Responding to Rhee
Time’s latest issue features a cover story on Washington, D.C. Chancellor of Education Michelle Rhee, an aggressive—and publicly admired—reformist who has gained a reputation for antagonism towards teachers and unions. A number of teacher-bloggers are weighing in (sometimes harshly), saying the article is overly flattering of Rhee and uniformed about educational realities. Here are some excerpts:
I agree with the sentiment that bad teachers exist and it's important to get rid of them. But who is the judge of bad teachers? I've not yet heard a satisfying answer.Practical Theory
And to Time Magazine, if you are going to have a reporter write an editorial, call it an editorial, because when you allow reporters to write statements [defining great teachers] without citing any research at all, you undermine your magazine's credibility.
It’s worth pointing out that Amanda Ripley admits on her blog that she really is a know-nothing writer: “I knew our schools were troubled,” she says, “but I hadn’t realized the compounded effects of all that mediocrity.”

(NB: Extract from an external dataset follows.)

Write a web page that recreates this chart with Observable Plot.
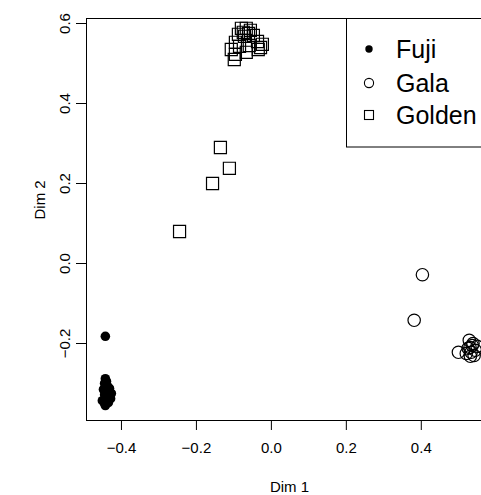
<!DOCTYPE html>
<html><head><meta charset="utf-8">
<script src="https://cdn.jsdelivr.net/npm/d3@7"></script>
<script src="https://cdn.jsdelivr.net/npm/@observablehq/plot@0.6"></script>
<style>
html,body{margin:0;padding:0;overflow:hidden;background:#fff;}
#chart{position:relative;width:481px;height:495px;overflow:hidden;}
</style></head><body><div id="chart"></div>
<script>
// Data (Dim 1, Dim 2)
const fujiX = [-0.443, -0.443, -0.445, -0.437, -0.448, -0.435, -0.427, -0.445, -0.437, -0.429, -0.451, -0.445, -0.435, -0.443, -0.440, -0.432];
const fujiY = [-0.182, -0.288, -0.300, -0.308, -0.315, -0.320, -0.325, -0.328, -0.335, -0.338, -0.343, -0.350, -0.348, -0.355, -0.295, -0.312];
const galaX = [0.403, 0.381, 0.528, 0.536, 0.525, 0.544, 0.533, 0.520, 0.541, 0.499, 0.549, 0.531, 0.538, 0.530];
const galaY = [-0.028, -0.142, -0.192, -0.205, -0.212, -0.217, -0.222, -0.225, -0.230, -0.222, -0.207, -0.232, -0.200, -0.210];
const goldenX = [-0.245, -0.157, -0.136, -0.112, -0.080, -0.067, -0.056, -0.075, -0.061, -0.088, -0.048, -0.072, -0.037, -0.024, -0.096, -0.107, -0.085, -0.059, -0.035, -0.096, -0.067, -0.099, -0.029];
const goldenY = [0.080, 0.200, 0.290, 0.238, 0.588, 0.588, 0.583, 0.578, 0.575, 0.573, 0.570, 0.568, 0.555, 0.548, 0.553, 0.535, 0.543, 0.545, 0.535, 0.523, 0.528, 0.510, 0.540];
const legendLabels = ["Fuji", "Gala", "Golden"];
const xTicks = [-0.4, -0.2, 0.0, 0.2, 0.4];
const yTicks = [-0.2, 0.0, 0.2, 0.4, 0.6];
const xLabel = "Dim 1";
const yLabel = "Dim 2";

const toRows = (xs, ys) => xs.map((x, i) => ({x, y: ys[i]}));
const fuji = toRows(fujiX, fujiY);
const gala = toRows(galaX, galaY);
const golden = toRows(goldenX, goldenY);

const fmt = d3.format(".1f");
const font = "'Liberation Sans', Arial, Helvetica, sans-serif";

const plot = Plot.plot({
  width: 481, height: 495,
  marginLeft: 86, marginRight: -11, marginTop: 18, marginBottom: 75,
  style: {fontFamily: font, fontSize: "15px", overflow: "hidden", background: "white", color: "black"},
  x: {domain: [-0.4933, 0.59]},
  y: {domain: [-0.3925, 0.6125]},
  marks: [
    Plot.frame({stroke: "black", strokeWidth: 1}),
    Plot.axisX({ticks: xTicks, tickSize: 10, tickPadding: 12, tickFormat: fmt, label: null, fontSize: 15}),
    Plot.axisY({ticks: yTicks, tickSize: 10, tickPadding: 7, tickRotate: -90, tickFormat: fmt, label: null, fontSize: 15}),
    Plot.dot(golden, {x: "x", y: "y", symbol: "square", r: 6.8, stroke: "black", strokeWidth: 1.2, fill: "none"}),
    Plot.dot(gala, {x: "x", y: "y", symbol: "circle", r: 6.2, stroke: "black", strokeWidth: 1.2, fill: "none"}),
    Plot.dot(fuji, {x: "x", y: "y", r: 4.8, fill: "black", stroke: "none"}),
    Plot.text([xLabel], {frameAnchor: "bottom", dy: 67, text: d => d, fontSize: 15, lineAnchor: "middle"}),
    Plot.text([yLabel], {frameAnchor: "left", dx: -46, text: d => d, rotate: -90, fontSize: 15, lineAnchor: "middle"})
  ]
});

// Legend (top-right, inside plot region)
const svg = d3.select(plot);
const lg = svg.append("g").attr("font-family", font).attr("text-anchor", "start");
lg.append("rect").attr("x", 346.5).attr("y", 18.5).attr("width", 160).attr("height", 128.5)
  .attr("fill", "white").attr("stroke", "black").attr("stroke-width", 1);
const rowY = [49, 83, 115];
legendLabels.forEach((lab, i) => {
  const cy = rowY[i];
  if (i === 0) lg.append("circle").attr("cx", 369).attr("cy", cy).attr("r", 3.7).attr("fill", "black");
  else if (i === 1) lg.append("circle").attr("cx", 369).attr("cy", cy).attr("r", 4.6).attr("fill", "none").attr("stroke", "black").attr("stroke-width", 1.1);
  else lg.append("rect").attr("x", 364.5).attr("y", cy - 4.5).attr("width", 9).attr("height", 9).attr("fill", "none").attr("stroke", "black").attr("stroke-width", 1.1);
  lg.append("text").attr("x", 396).attr("y", cy + 9).attr("font-size", 25).attr("fill", "black").attr("text-anchor", "start").text(lab);
});

document.getElementById("chart").appendChild(plot);
</script></body></html>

The same should be said for uncritical reporters who wander into political hotbeds they don’t understand and merely repeat what they’re told.
It is not teacher rights that are eating away DC Schools nearly so much as it is a long-standing malignant neglect and a continuing history of unaddressed poverty. If teacher job security and unions were the culprit, it seems that the suburban schools would be suffering the same as the urban schools.
Amanda Ripley, the article’s author, also weighs in on Michelle Rhee on her blog.
Rhee herself could be a little frightening, depending on her mood…As I told a friend of mine after finishing up a day with Rhee: I wouldn’t want to work for Michelle Rhee. But I’d like her to be my kid’s superintendent.